Değerli Meslektaşlarım;
Verilmeyen, ötelenen haklarımızla ilgili olarak yıllarca sorumlu aradık. Bu gün birikmiş olan sorunlarımızla yaşamak zorunda kalmamızın başlıca sorumluları olarak Gnkur ve hükümetlerin ön yargıları, kâle almamalarının yanında, Eski Temad Genel Başkanlığı, Temad şubelerinin tutum ve davnanışları ile bizzat üyelerin, özellikle de üye dahi olmayan meslektaşlarımızın tutum ve davranışları bu sorunları halen fiilen yaşamak zorunda kalmamıza sebep olmuştur.
Bilinçli ve sağduyulu meslektaşlarımızın çabaları sonucunda, belki de en zor olanı başarılmış, TEMAD Genel Başkanı ve ekibi değiştirilmiştir. Seçilen yeni başkan ve ekibi; çağdaş bir anlayışa sahip, bir Sivil Toplum Örgütünün nasıl olması ve nasıl hareket etmesi hususunda, bence çok kısa bir süre içinde diğer sivil toplum örgütlerine de örnek olacak şekilde faaliyetler içine girmiş, yapılması gerekenler bilinçli bir şekilde, sırasıyla yapılabilir duruma getirilmiştir. En büyük ve aşılması gereken çok önemli bir engel son derece çağdaş ve demokratik bir yöntemle aşılmıştır. Bu başarıya giden en önemli ve büyük bir adım olmuştur.
Sorunlarımızla ilgili olarak yıllarca eleştirilen Gnkur.Bşk.lığı, bu günlere gelinceye kadar; “Statü hukukunun” ve bizlerin “tercihi”nin gereği olarak gördüğü sorunlarımızın önemli bir kısmını kabul etmiş ve MSB.lığına gönderek yasalaşmasını teklif etmiştir. Şakadan yasa teklifi yapılmayacağına göre, teklif yapılmış ve kamuoyuna duyurulmuştur. Çok önemli bir takım taleplerimiz şikayetçi olduğumuz kendi kurumumuz tarafından da kabul edilerek çözüm için harekete geçilmiştir. Nihayet Milli Savunma Bakanı bu teklifleri Kanun Tasarısı haline getirerek Başbakanlığa gönderdiğini birkaç kez yazılı olarak kamuoyuna duyurmuş, yeni yasama yılında yasalaşacağını açıkça beyan etmiştir. Buraya kadar kısaca anlatmaya çalıştığım hususları hepimiz biliyor ve izliyoruz.

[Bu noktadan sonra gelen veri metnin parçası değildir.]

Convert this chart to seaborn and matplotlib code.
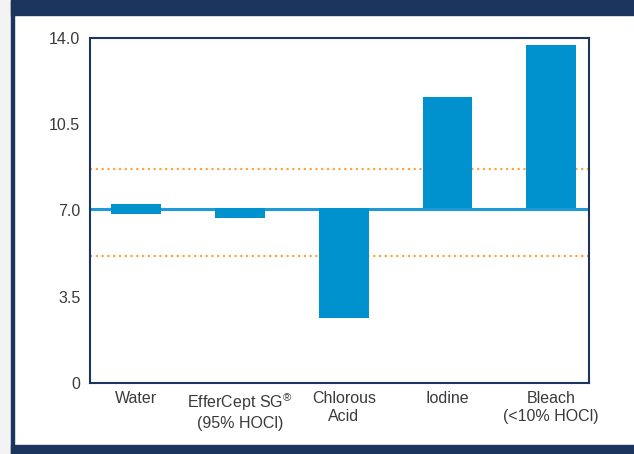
import matplotlib
matplotlib.use("Agg")
import matplotlib.pyplot as plt
from matplotlib.patches import Rectangle
import seaborn as sns
import pandas as pd

categories = ["Water", "EfferCept SG$^{®}$\n(95% HOCl)", "Chlorous\nAcid", "Iodine", "Bleach\n(<10% HOCl)"]
bar_low = [6.87, 6.71, 2.65, 7.10, 7.10]
bar_high = [7.26, 7.10, 7.10, 11.6, 13.7]
neutral_ph = 7.05
band_upper = 8.67
band_lower = 5.15
y_ticks = [0, 3.5, 7.0, 10.5, 14.0]
y_tick_labels = ["0", "3.5", "7.0", "10.5", "14.0"]

NAVY = "#1b355f"
BAR = "#0092cf"
LINE = "#1f9ad6"
ORANGE = "#f5a843"
TEXT = "#3a3a3a"

sns.set_theme(style="white")
plt.rcParams["font.family"] = ["Liberation Sans", "DejaVu Sans"]
plt.rcParams["mathtext.fontset"] = "custom"
plt.rcParams["mathtext.rm"] = "Liberation Sans"
plt.rcParams["mathtext.it"] = "Liberation Sans"

df = pd.DataFrame({"cat": categories,
                   "span": [h - l for l, h in zip(bar_low, bar_high)]})

fig = plt.figure(figsize=(6.34, 4.54), dpi=100, facecolor="white")
W, H = 634, 454
# frame decorations
fig.patches.append(Rectangle((0, 0), 11 / W, 1, transform=fig.transFigure, color="#f3f3f3", zorder=0))
fig.patches.append(Rectangle((11 / W, 0), 3 / W, 1, transform=fig.transFigure, color=NAVY, zorder=0))
fig.patches.append(Rectangle((11 / W, 1 - 15 / H), 1, 15 / H, transform=fig.transFigure, color=NAVY, zorder=0))
fig.patches.append(Rectangle((11 / W, 0), 1, 9 / H, transform=fig.transFigure, color=NAVY, zorder=0))

ax = fig.add_axes([90 / W, (H - 383) / H, 499 / W, 345 / H])
sns.barplot(data=df, x="cat", y="span", color=BAR, saturation=1, width=0.48, ax=ax, zorder=3)
for patch, low in zip(ax.patches, bar_low):
    patch.set_y(low)
    patch.set_edgecolor("none")

ax.axhline(neutral_ph, color=LINE, lw=2.2, zorder=2)
ax.axhline(band_upper, color=ORANGE, lw=1.6, ls=(0, (1, 1.6)), zorder=1)
ax.axhline(band_lower, color=ORANGE, lw=1.6, ls=(0, (1, 1.6)), zorder=1)

ax.set_xlim(-0.447, 4.364)
ax.set_ylim(0, 14)
ax.set_yticks(y_ticks)
ax.set_yticklabels(y_tick_labels)
ax.set_xlabel("")
ax.set_ylabel("")
ax.tick_params(axis="both", length=0, labelsize=11.5, colors=TEXT)
ax.tick_params(axis="y", pad=7)
ax.tick_params(axis="x", pad=6)
for lab in ax.get_xticklabels():
    lab.set_linespacing(1.25)
for s in ax.spines.values():
    s.set_visible(True)
    s.set_color(NAVY)
    s.set_linewidth(1.5)

fig.savefig("out.png", dpi=100, facecolor="white")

Henüz hiçbir sorunumuz (içi boş 1/4 hariç) çözülmüş değildir. Yıllarca canhıraş bir şekilde mücadele eden, emek veren, göz nuru döken, yürüyen, meydanlara çıkan, bağıran, çığlık atan, lider ve yönetici olarak seçilip, canını ortaya koyan, gece gündüz internetin başında nöbet tutan meslektaşlarımızın yanında, maalesef görmeyen, bilmeyen ve duymayan kısaca üç maymunu başarıyla oynayan meslektaşlarımızın genel mevcudumuza oranı bence en az % 90'dır. PES GRUBUNDAki sayı herkesin gıpta ile baktığı, bizim adımıza çok onur verici bir seviye olduğu gibi, muhataplarımızın bizleri dikkate almasında da etkili olmuştur.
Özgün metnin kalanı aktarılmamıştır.